Calculator Inputs
Use direct percentages or compute them from part and whole values. The comparison appears above this form after submission.
Example Data Table
| Scenario | Part | Whole | Percentage | Bigger? |
|---|---|---|---|---|
| Class Quiz A | 18 | 20 | 90% | Yes |
| Class Quiz B | 41 | 50 | 82% | No |
| Project Completion | 36 | 48 | 75% | Compare with another task |
Formula Used
When you already know a percentage, the calculator compares the entered values directly. When you enter part and whole, it first converts each pair into a percentage, then decides which one is bigger.
How to Use This Calculator
- Choose a label and an input method for each side.
- Enter direct percentages, or enter part and whole values.
- Select decimal places for rounding the displayed results.
- Optionally add a target percentage for quick benchmarking.
- Press Compare Percentages to view the result above the form.
- Use the export buttons to save the calculation as CSV or PDF.
Frequently Asked Questions
1. What does this calculator compare?
It compares two percentages and identifies the larger one. You can enter percentages directly or calculate each percentage from a part and whole pair before comparing them.
2. Can I compare results built from different totals?
Yes. Percentages normalize different totals, so 18 out of 20 and 41 out of 50 can still be compared fairly as 90% and 82%.
3. What is a percentage-point difference?
Percentage points measure the direct gap between two percentages. For example, 90% versus 82% differs by 8 percentage points, not 8 percent.
4. What happens if both percentages are equal?
The result states that both percentages are equal. The difference becomes zero percentage points, and neither side is treated as larger.
5. When should I use part and whole mode?

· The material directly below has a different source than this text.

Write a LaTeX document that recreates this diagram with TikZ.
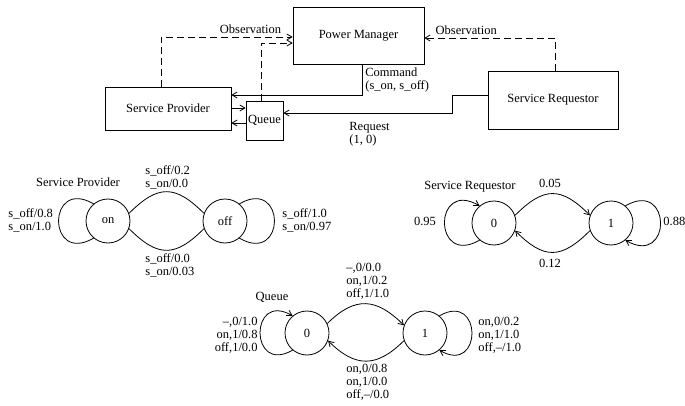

Use part and whole mode when you know raw counts, such as marks earned, survey responses, or tasks completed. The calculator converts them into percentages automatically.
6. Why is the relative gap sometimes undefined?
If the smaller percentage is zero, a relative comparison would involve division by zero. The calculator avoids that and marks the relative gap as undefined.
7. What is the optional target percentage for?
The target helps you benchmark both percentages against a goal, such as a passing score, attendance target, or completion threshold.
8. Is this useful for education tasks?
Yes. It works well for grades, rubric scores, attendance rates, completion tracking, and survey summaries where students or teachers need a clear comparison.